Title:A generic approach to software support for linguistic annotation using XML
Authors: Jean Carletta ; David McKelvie ; Amy Isard ; Andreas Mengel ; Marion Klein ; Morten Baun Mller
Date: 2004
Publication Title:Corpus Linguistics
Publisher:Continuum International
Publication Type:Book Chapter Publication Status:Published
Page Nos:449-459
Large-scale linguistic annotation is currently employed for a wide range of purposes, including comparing communication under different conditions, testing psycholinguistic hypotheses, and training natural language engines. Current software support for linguistic annotation is poor, with much of it written for one-off tasks using special purpose data representations and handling routines. This impedes research because developing special purpose software is slow, and also makes it difficult to use existing annotations in analyses or applications for which they were not originally intended. XML, a text mark-up language which admits the possible annotations and allows reference to external files containing, for instance, speech and graphics, can be used as the basis of a representational format for linguistic annotation. XML is already a standard outside the linguistics community, and therefore is well-supported with basic processing software.
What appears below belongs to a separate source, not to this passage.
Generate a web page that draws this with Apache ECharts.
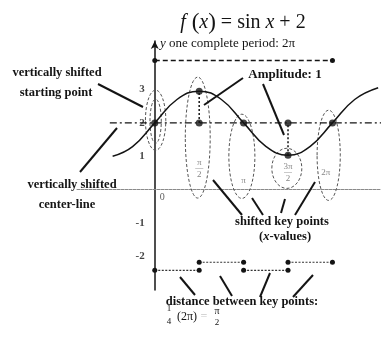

It allows more formal and explicit representation of a wider range of possible annotation structures than formats currently in use. However, it can also be used for completely unstructured data or for data with an implicit structure which the annotators have yet to discover. Together with XSL, an emerging standard for XML transduction which makes it easier to display XML texts, adopting XML will enable faster tool development and more flexible data re-use.